Lyrica, a drug linked to depression and anxiety, now the top pain medication on the PBS

Lucy Pallot

Lucy Pallot had never experienced the lows of depression and anxiety until she started taking pregabalin.

“I would never even think about suicidal thoughts and that was the only thing we can pin it to, is the Lyrica. That’s all,” said Ms Pallot, 25, from Bairnsdale in Victoria’s east.

She was taking what is now the most commonly prescribed subscription medication for pain in Australia, pregabalin, which is sold under the brand name Lyrica.

Doctors issued 4.1 million scripts for the drug last year.

Ms Pallot, along with a growing number of health professionals and other patients, is now questioning whether pregabalin is being incorrectly prescribed to make up for inadequate specialist healthcare in regional Australia.

In 2017, Ms Pallot, who has type one diabetes, was working in a beauty salon in Melbourne when she went to a doctor complaining of restless legs.

“The doctor who prescribed it to me didn’t do any tests. She just said ‘take this, it will help you sleep’,” she said.

“[It was if the doctor said] medicate yourself, and if it gets worse, have more.”

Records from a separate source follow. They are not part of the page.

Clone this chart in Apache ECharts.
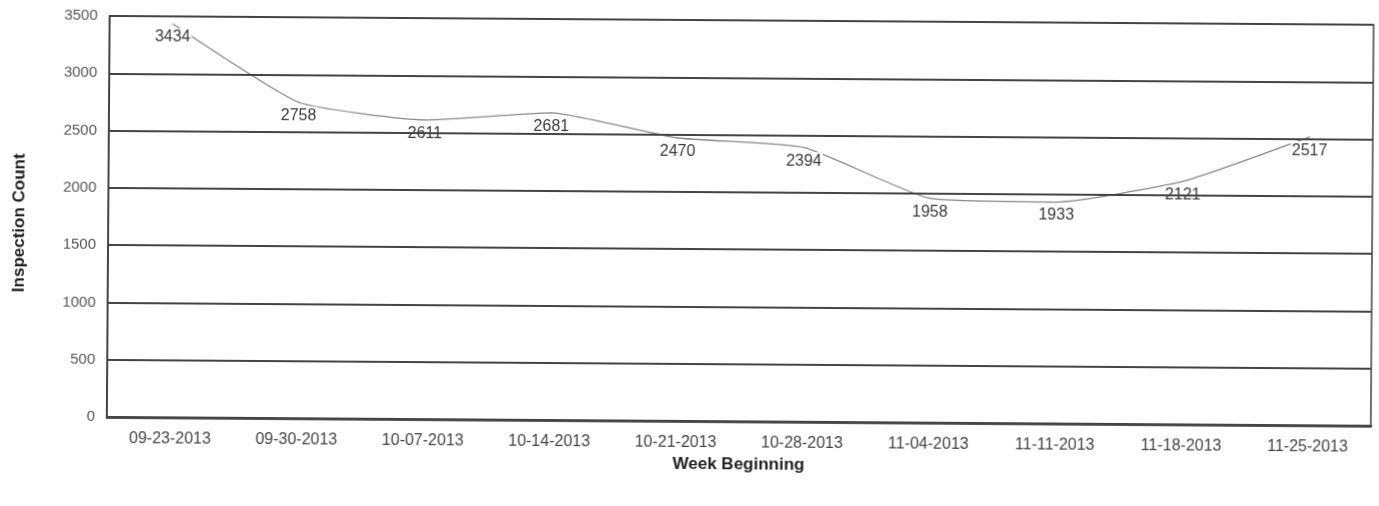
<!DOCTYPE html>
<html>
<head>
<meta charset="utf-8">
<script src="https://cdn.jsdelivr.net/npm/echarts@6/dist/echarts.min.js"></script>
<style>
  html, body { margin: 0; padding: 0; background: #fff; }
  /* the printed page sits very slightly rotated */
  #chart { width: 1379px; height: 506px; transform: rotate(0.4deg); transform-origin: 50% 50%; }
</style>
</head>
<body>
<div id="chart"></div>
<script>
// Weekly inspection counts
const weekLabels = ['09-23-2013', '09-30-2013', '10-07-2013', '10-14-2013', '10-21-2013',
                    '10-28-2013', '11-04-2013', '11-11-2013', '11-18-2013', '11-25-2013'];
const inspectionCounts = [3434, 2758, 2611, 2681, 2470, 2394, 1958, 1933, 2121, 2517];
const yTickValues = [0, 500, 1000, 1500, 2000, 2500, 3000, 3500];

const FONT = '"Liberation Sans", Arial, sans-serif';
const chart = echarts.init(document.getElementById('chart'), null, { renderer: 'canvas' });

chart.setOption({
  backgroundColor: '#ffffff',
  animation: false,
  grid: {
    left: 108, right: 7, top: 20, height: 401,
    show: true, borderColor: '#444', borderWidth: 1.5, backgroundColor: 'transparent'
  },
  xAxis: {
    type: 'category',
    data: weekLabels,
    boundaryGap: true,
    name: 'Week Beginning',
    nameLocation: 'middle',
    nameGap: 30,
    nameTextStyle: { fontFamily: FONT, fontSize: 17, fontWeight: 'bold', color: '#222' },
    axisLine: { show: true, lineStyle: { color: '#222', width: 2.5 } },
    axisTick: { show: false },
    axisLabel: { margin: 14, fontFamily: FONT, fontSize: 16, color: '#444', interval: 0 }
  },
  yAxis: {
    type: 'value',
    z: 5,
    min: yTickValues[0],
    max: yTickValues[yTickValues.length - 1],
    interval: yTickValues[1] - yTickValues[0],
    name: 'Inspection Count',
    nameLocation: 'middle',
    nameGap: 80,
    nameTextStyle: { fontFamily: FONT, fontSize: 17, fontWeight: 'bold', color: '#222', padding: [0, 14, 0, 0] },
    axisLine: { show: true, lineStyle: { color: '#444', width: 2 } },
    axisTick: { show: false },
    axisLabel: {
      margin: 12, fontFamily: FONT, fontSize: 15, color: '#555',
      formatter: (v) => String(v)
    },
    splitLine: { show: true, lineStyle: { color: '#444', width: 2 } }
  },
  series: [{
    type: 'line',
    z: 2,
    data: inspectionCounts,
    smooth: 0.15,
    symbol: 'circle',
    symbolSize: 1,
    itemStyle: { color: '#888' },
    lineStyle: { color: '#888', width: 1.3 },
    label: {
      show: true,
      position: 'bottom',
      distance: 4,
      fontFamily: FONT,
      fontSize: 16,
      color: '#3a3a3a',
      backgroundColor: '#ffffff',
      padding: [1, 1]
    }
  }]
});
</script>
</body>
</html>
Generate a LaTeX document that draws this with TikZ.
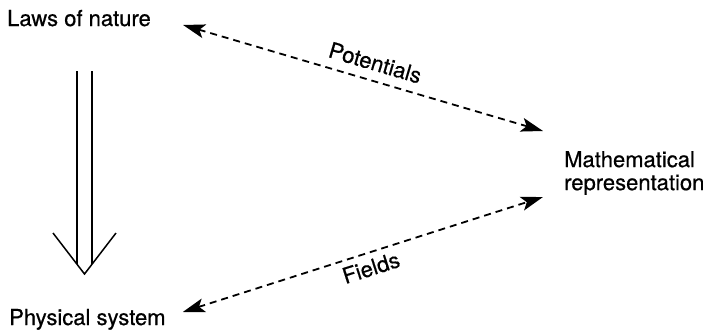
\documentclass[tikz,border=0pt]{standalone}
\usepackage{fontspec}
\setmainfont[FakeBold=0.6]{TeX Gyre Heros}
\usetikzlibrary{arrows.meta,positioning}

\begin{document}
\begin{tikzpicture}[x=1pt,y=1pt,>={Stealth[length=22pt,width=14pt,inset=5pt]},
term/.style={inner sep=0pt,font=\fontsize{22}{23}\selectfont,align=left},
link/.style={<->,line width=1.8pt,dash pattern=on 7pt off 5pt},
tag/.style={inner sep=0pt,font=\fontsize{22}{23}\selectfont,sloped}]
\useasboundingbox (0,0) rectangle (712,-335);
\node[term,anchor=base west] (laws) at (7,-26) {Laws of nature};
\node[term,anchor=base west] (phys) at (9,-325) {Physical system};
\node[term,anchor=west] (math) at (564,-173) {Mathematical\\representation};
\coordinate (imptop) at (84.5,-71);
\coordinate (imptip) at (84.5,-274);
\draw[link] ([xshift=32pt,yshift=1pt]laws.base east) -- node[tag,pos=0.52,above=9pt]{Potentials} ([xshift=-21pt,yshift=42pt]math.west);
\draw[link] ([xshift=17pt,yshift=13pt]phys.base east) -- node[tag,pos=0.51,below=6pt]{Fields} ([xshift=-21pt,yshift=-24pt]math.west);
\draw[line width=1.5pt,double distance=13.5pt] (imptop) -- ([yshift=9.8pt]imptip);
\draw[line width=1.5pt] ([shift={(-31.5,41)}]imptip) -- (imptip) -- ([shift={(31.5,41)}]imptip);
\end{tikzpicture}
\end{document}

So that is what Ms Pallot did.

She upped her daily dose from 25 milligrams to 250 milligrams, and within eight months she was addicted and critically ill.

She weighed just 49 kilograms, suffered blurred vision, and had the heart rate of an 80-year-old.

“I ended up losing about 35 kilograms in three months and I was put in hospital for about four to five weeks in ICU in Melbourne because I had anorexia,” Ms Pallot said.

“There were times I would be rocking. I was fully, mentally unwell.

“And I had this brain fog where I would try to say something but the words wouldn’t come out.”